Of course, this outage could have left me disconnected from the Internet but for the rise of mobile broadband. Working off dongles is all very fine until coverage lets you down, and that seems to be my experience with Vodafone at the moment. Another fly in the ointment was my having a locked down work laptop that didn't entertain such the software installation that is required for running these things, a not unexpected state of affairs, though it is possible to connect over wired and wireless networks using VPN. With my needing to work from home on Monday, I really had to get that computer online. Saturday evening saw me getting my Toshiba laptop online using mobile broadband and then setting up an ad hoc network using Windows 7 to hook up the work laptop. To my relief, that did the trick, but the next day saw me come across another option in Argos (the range of computing kit in there still continues to surprise me) that made life even easier.
While seeing if it was possible to connect a wired or wireless router to mobile broadband, I came across devices that both connected via the 3G network and acted as wireless routers too. Vodafone has an interesting option into which you can plug a standard mobile broadband dongle for the required functionality. For a while now, 3 has had its Mifi with the ability to connect to the mobile network and relay Wi-Fi signals too. Though it pioneered this as far as I know, others are following their lead, with T-Mobile offering something similar: its Wireless Pointer. Unsurprisingly, Vodafone has its own too, though I didn't find any mention of mobile Wi-Fi on the O2 website.
That trip into Argos resulted in a return home to find out more about the latter device before making a purchase. Having had a broadly positive experience of T-Mobile's network coverage, I was willing to go with it as long as it didn't need a dongle. The T-Mobile one that I have seems not to be working properly, so I needed to make sure that wasn't going to be a problem before I spent any money. When I brought home the Wireless Pointer, I swapped the SIM card from the dongle to get going without too much to do. Thankfully, the Wi-Fi is secured using WPA2 and the documentation tells you where to get the entry key. Having things secured like this means that someone cannot fritter away your monthly allowance as well, and that's as important for PAYG customers (like me) as much as those with a contract.
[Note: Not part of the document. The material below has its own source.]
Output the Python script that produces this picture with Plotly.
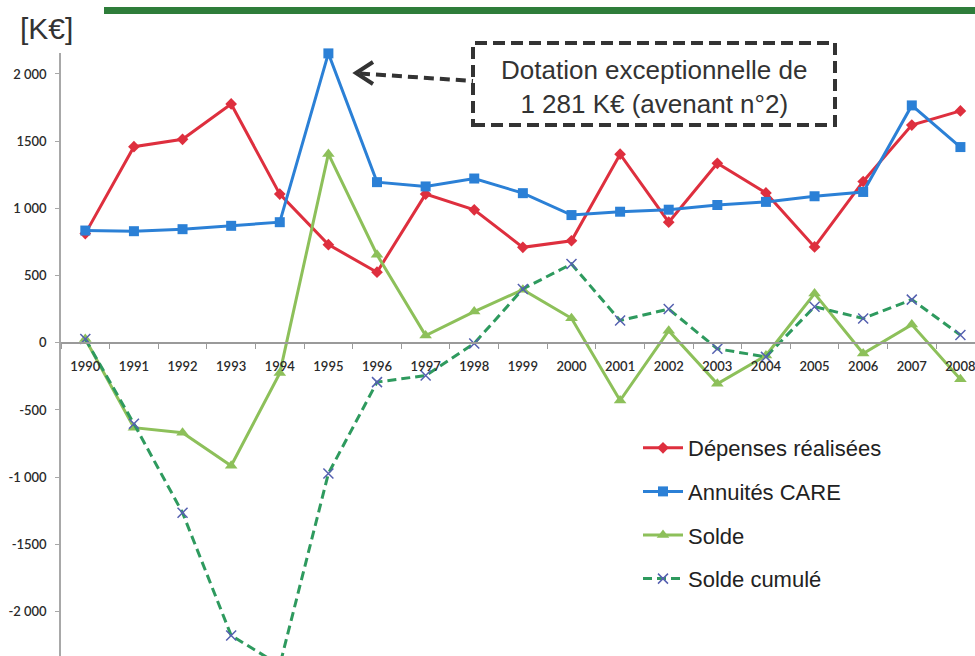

Of course, eavesdropping is another possibility that also is made more difficult. So far, I have stuck with using it while plugged in to an electrical socket (USB computer connections are possible as well) but I need to check on the battery life too. Up to five devices can be connected by Wi-Fi, and I can vouch that working with two connected devices is more than a possibility. My main PC has acquired a Belkin Wi-Fi dongle to use the Wireless Pointer too, and that has worked very well too. In fact, I found that connectivity was independent of what operating system I used: Linux Mint, Ubuntu, Windows XP and Windows 7 all connected without any bother. The gadget fits in the palm of my hand too, so it hardly can be called large, yet it does what it sets out to do, and I have been glad to have it so far.